Mon Dupont, ce héros - L'édito d'Eric Libiot

4 octobre 2023
Eric Libiot, rédacteur en chef d'Ecran total, livre son point de vue sur la semaine écoulée et sur les enjeux de celles à venir.

Après la fin de la grève des scénaristes à Hollywood, le retour des tournages s’annonce. Notamment en France où les productions américaines aiment poser leur valise. Emily est notamment prévue in Paris au début de l’année prochaine. Mais tout se bouscule : pour cause de Jeux Olympiques, les tournages seront limités en 2024 et les studios sont déjà pris d’assaut par… les sportifs ; la Cité du cinéma est, par exemple, transformée en cantine pour les athlètes français et étrangers. Que les sportifs investissent les lieux du cinéma, de la télé et des plateformes n’a rien de surprenant : ils sont devenus les héros de notre temps.

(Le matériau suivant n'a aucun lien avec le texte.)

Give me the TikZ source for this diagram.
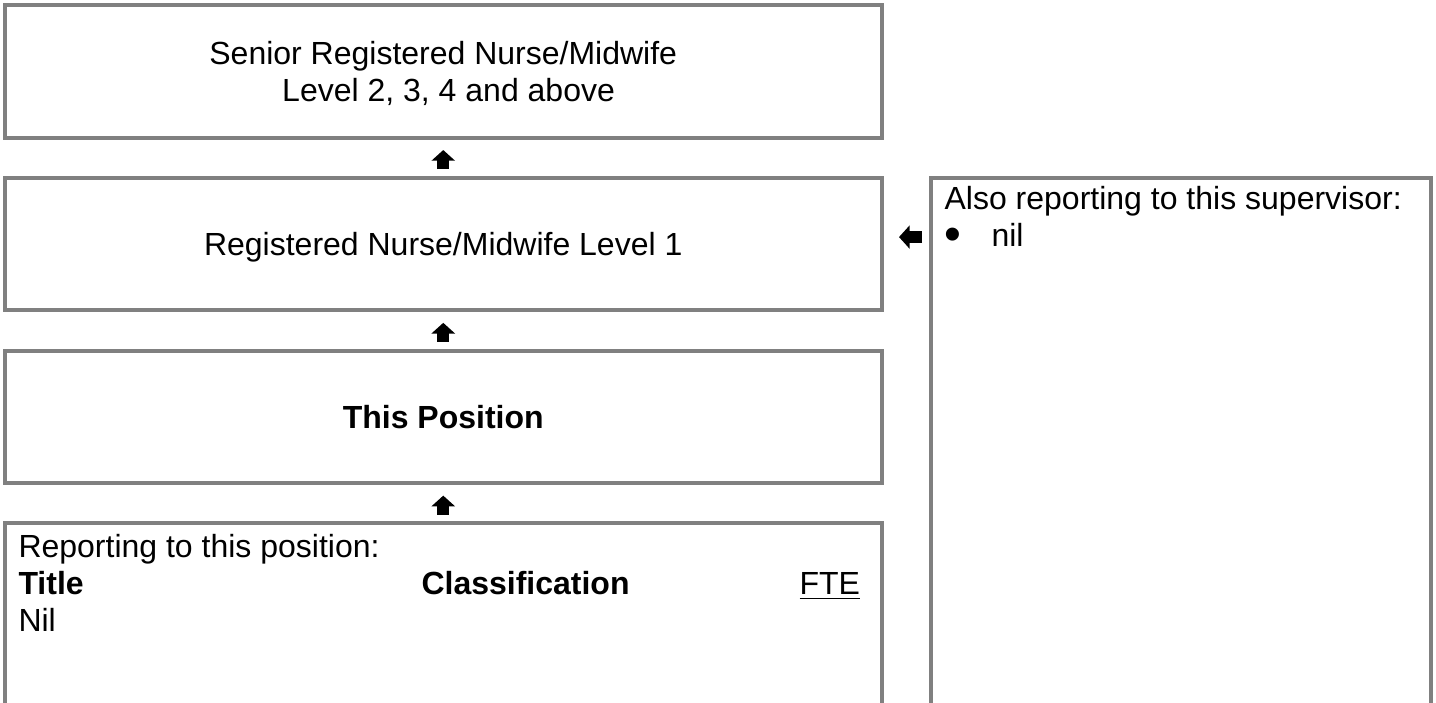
\documentclass[tikz,border=0pt]{standalone}
\usepackage{fontspec}
\setmainfont{Liberation Sans}
\usetikzlibrary{positioning, arrows.meta, calc}
\definecolor{boxgray}{RGB}{128,128,128}
\tikzset{
	rolebox/.style={
		draw=boxgray,
		line width=1.5pt,
		minimum width=328.7pt,
		minimum height=49.7pt,
		inner sep=0pt,
		text depth=0pt,
		align=center,
	},
	txt/.style={
		inner sep=0pt,
		anchor=base west,
	},
	blockarrow/.style={
		line width=4.5pt,
		-{Triangle[width=8.6pt,length=4pt]},
	},
}

\begin{document}
\begin{tikzpicture}[x=0.375pt, y=-0.375pt, font=\fontsize{12}{13.8}\selectfont]
\useasboundingbox (0,0) rectangle (1436,702);

% chain of positions
\node(senior)[rolebox] at (443.25,71.25) {Senior Registered Nurse/Midwife\\ \hspace{4pt}Level 2, 3, 4 and above};
\node(rn1)[rolebox, below=13.6pt of senior] {Registered Nurse/Midwife Level 1};
\node(thispos)[rolebox, below=13.6pt of rn1] {\textbf{This Position}};
\node(reports)[rolebox, minimum height=85pt, below=13.6pt of thispos] {};

\node(hdr)[txt] at ([shift={(15,36.5)}]reports.north west) {Reporting to this position:};
\node(ttl)[txt] at ([shift={(0,36.8)}]hdr.base west) {\textbf{Title}};
\node(cls)[txt] at ([shift={(403,0)}]ttl.base west) {\textbf{Classification}};
\node(fte)[txt] at ([shift={(781,0)}]ttl.base west) {\underline{FTE}};
\node(nil)[txt] at ([shift={(0,36.8)}]ttl.base west) {Nil};

% side box
\node(also)[rolebox, minimum width=187.5pt, minimum height=210pt, below right=0pt and 16.9pt of rn1.north east] {};
\node(alsohdr)[txt] at ([shift={(15.5,34)}]also.north west) {Also reporting to this supervisor:};
\node(nilitem)[txt] at ([shift={(0,37)}]alsohdr.base west) {\makebox[17.6pt][l]{\raisebox{-1.4pt}{\fontsize{18}{18}\selectfont\textbullet}}nil};

\draw[blockarrow, shorten <=2.54pt, shorten >=3.94pt] (rn1.north) -- (senior.south);
\draw[blockarrow, shorten <=2.54pt, shorten >=3.94pt] (thispos.north) -- (rn1.south);
\draw[blockarrow, shorten <=2.54pt, shorten >=3.94pt] (reports.north) -- (thispos.south);
\draw[blockarrow, shorten <=2.46pt, shorten >=5.81pt] (also.west |- nilitem) -- (rn1.east |- nilitem);

\end{tikzpicture}
\end{document}
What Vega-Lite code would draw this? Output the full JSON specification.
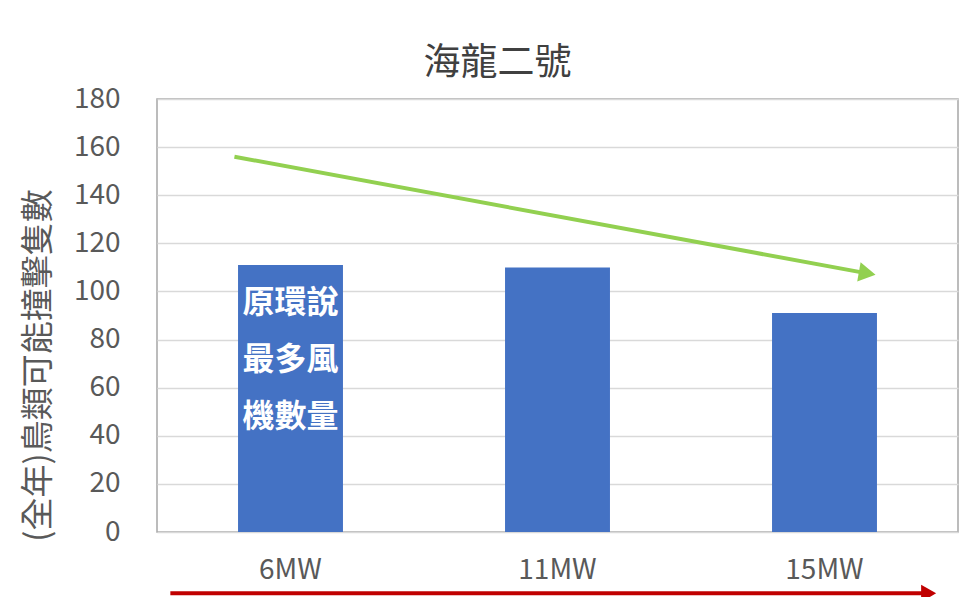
{
  "$schema": "https://vega.github.io/schema/vega-lite/v6.json",
  "width": 801,
  "height": 433,
  "autosize": {"type": "none"},
  "padding": {"left": 157, "top": 99, "right": 21, "bottom": 65},
  "background": "white",
  "config": {
    "view": {"stroke": "#a6a6a6", "strokeWidth": 1.5},
    "font": "Noto Sans CJK TC"
  },
  "title": {
    "text": "海龍二號",
    "fontSize": 37,
    "fontWeight": "normal",
    "color": "#404040",
    "anchor": "middle",
    "dx": -60,
    "offset": 2,
    "font": "Noto Sans CJK TC"
  },
  "datasets": {
    "bars": [
      {"mw": "6MW", "count": 111, "note": "原環說\n最多風\n機數量", "noteY": 95},
      {"mw": "11MW", "count": 110, "note": "", "noteY": 0},
      {"mw": "15MW", "count": 91, "note": "", "noteY": 0}
    ],
    "green": [
      {"px": 0.29, "py": 156, "end": false},
      {"px": 2.66, "py": 107.5, "end": true}
    ],
    "red": [
      {"px": 0.05, "py": -25.5, "end": false},
      {"px": 2.89, "py": -25.5, "end": true}
    ]
  },
  "layer": [
    {
      "data": {"name": "bars"},
      "encoding": {
        "x": {
          "field": "mw",
          "type": "nominal",
          "sort": ["6MW", "11MW", "15MW"],
          "scale": {"paddingInner": 0.607, "paddingOuter": 0.3035},
          "axis": {
            "title": null,
            "labelAngle": 0,
            "labelFontSize": 28,
            "labelColor": "#595959",
            "labelPadding": 24,
            "ticks": false,
            "domain": false
          }
        }
      },
      "layer": [
        {
          "mark": {"type": "bar", "color": "#4472c4"},
          "encoding": {
            "y": {
              "field": "count",
              "type": "quantitative",
              "scale": {"domain": [0, 180], "nice": false},
              "axis": {
                "values": [0, 20, 40, 60, 80, 100, 120, 140, 160, 180],
                "title": "(全年)鳥類可能撞擊隻數",
                "titleFontSize": 33,
                "titleFontWeight": "normal",
                "titleColor": "#595959",
                "titleY": 266,
                "titleX": -102,
                "labelFontSize": 28,
                "labelColor": "#595959",
                "labelPadding": 37,
                "ticks": false,
                "domain": false,
                "gridColor": "#d9d9d9",
                "gridWidth": 1.5
              }
            }
          }
        },
        {
          "mark": {
            "type": "text",
            "color": "white",
            "fontSize": 32,
            "fontWeight": "bold",
            "lineBreak": "\n",
            "lineHeight": 57,
            "baseline": "middle",
            "align": "center"
          },
          "encoding": {
            "y": {"field": "noteY", "type": "quantitative"},
            "text": {"field": "note"}
          }
        }
      ]
    },
    {
      "data": {"name": "green"},
      "layer": [
        {
          "mark": {"type": "line", "color": "#92d050", "strokeWidth": 4, "clip": false},
          "encoding": {
            "x": {"field": "px", "type": "quantitative", "scale": {"domain": [0, 3], "nice": false}, "axis": null},
            "y": {"field": "py", "type": "quantitative"}
          }
        },
        {
          "transform": [{"filter": "datum.end"}],
          "mark": {"type": "point", "shape": "triangle-right", "filled": true, "color": "#92d050", "opacity": 1, "size": 380, "angle": 10, "clip": false},
          "encoding": {
            "x": {"field": "px", "type": "quantitative", "scale": {"domain": [0, 3], "nice": false}, "axis": null},
            "y": {"field": "py", "type": "quantitative"}
          }
        }
      ]
    },
    {
      "data": {"name": "red"},
      "layer": [
        {
          "mark": {"type": "line", "color": "#c00000", "strokeWidth": 4, "clip": false},
          "encoding": {
            "x": {"field": "px", "type": "quantitative", "scale": {"domain": [0, 3], "nice": false}, "axis": null},
            "y": {"field": "py", "type": "quantitative"}
          }
        },
        {
          "transform": [{"filter": "datum.end"}],
          "mark": {"type": "point", "shape": "triangle-right", "filled": true, "color": "#c00000", "opacity": 1, "size": 300, "clip": false},
          "encoding": {
            "x": {"field": "px", "type": "quantitative", "scale": {"domain": [0, 3], "nice": false}, "axis": null},
            "y": {"field": "py", "type": "quantitative"}
          }
        }
      ]
    }
  ],
  "resolve": {"scale": {"x": "independent"}}
}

Depuis le début de la Coupe de monde de rugby, les matchs sont à chaque fois, ou quasi, en tête des audiences télé. France-Nouvelle Zélande détient même le record de l’année pour l’instant avec 15,4 millions de téléspectateurs - record sans doute battu si les Bleus continuent leur route. Afrique du Sud-Iles Tonga, Japon- Samoa ou Fidji-Géorgie sont également médaillés d’or de l’audience. Un brin surprenant même si le caractère exceptionnel de l’événement pousse en masse les amateurs et les néophytes devant leur petit écran. Pas sûr qu’un éventuel Portugal-Chili mensuel fasse exploser le compteur à chaque fois. Mais le sport est aujourd’hui un thème qui se décline à volonté : les séries documentaires sur le basket, le foot, le rugby ou le cyclisme font carton plein sur les platesformes.

Il faut dire que le sport crée de la mythologie comme le cinéma le fait depuis toujours, et les séries parfois. Ce qui se passe autour de l’événement sportif, quel qu’il soit, relève d’une dramaturgie qu’aucun scénariste ne pourrait renier. La blessure de Romain Ntamack avant le début de la Coupe du monde tenait lieu de scène d’exposition au film qui allait se jouer. Celle d’Antoine Dupont contre la Namibie est le premier climax de l’événement. Comme cliffanger on ne fait pas mieux. Le joueur responsable, Johan Deysel, pourtant puissant comme un 4x4, était voué aux gémonies au même titre que le plus salopard des méchants dans un film de James Bond.

Quant au retour, ou non, d’Antoine Dupont sur le terrain, il est digne d’un suspense à la Hitchcock. Les télés et la presse en font leur Une. Qu’il ne joue pas contre l’Italie lors du dernier match de poule est pour les scénaristes comme une « contrariété » nécessaire à la résolution finale. Son retour (probable) en quart de finale contre l’Afrique du sud signerait le début de l’acte 2 d’un scénario en train de s’écrire en direct.

A Hollywood les super-héros marquent le pas. Les franchises s’épuisent, le public boude et Martin Scorsese continue de clamer que ces mastodontes ont peu à voir avec le cinéma. Dont acte Marty. C’est vrai, les héros invincibles finissent par être ennuyeux. Les victimes d'une fracture maxillo-zygomatique sont, eux, plus humains, plus proches du public, plus aimés. Les athlètes n’ont pas encore pris la place des stars mais ils rattrapent le terrain. Il n’est qu’à voir l’ancien catcheur Dwayne “The Rock” Johnson devenu l’un des acteurs les mieux payés d’Hollywood - il était même le n°1 en 2019.

« La sociologie est un sport de combat » disait Pierre Bourdieu. La production cinéma et audiovisuelle aussi. Le 16 octobre prochain débute à Cannes le MIPCOM, « le plus grand rassemblement mondial de cadres de la télévision et du divertissement ». Acheteurs, producteurs, vendeurs, diffuseurs seront dans la mêlée. Il s’agira d’imaginer les programmes, les séries et les émissions de demain. Il ne serait pas étonnant que le sport trouve une place plus importante encore sur les écrans de tous poils et de toutes tailles. La compétition ne fait que commencer.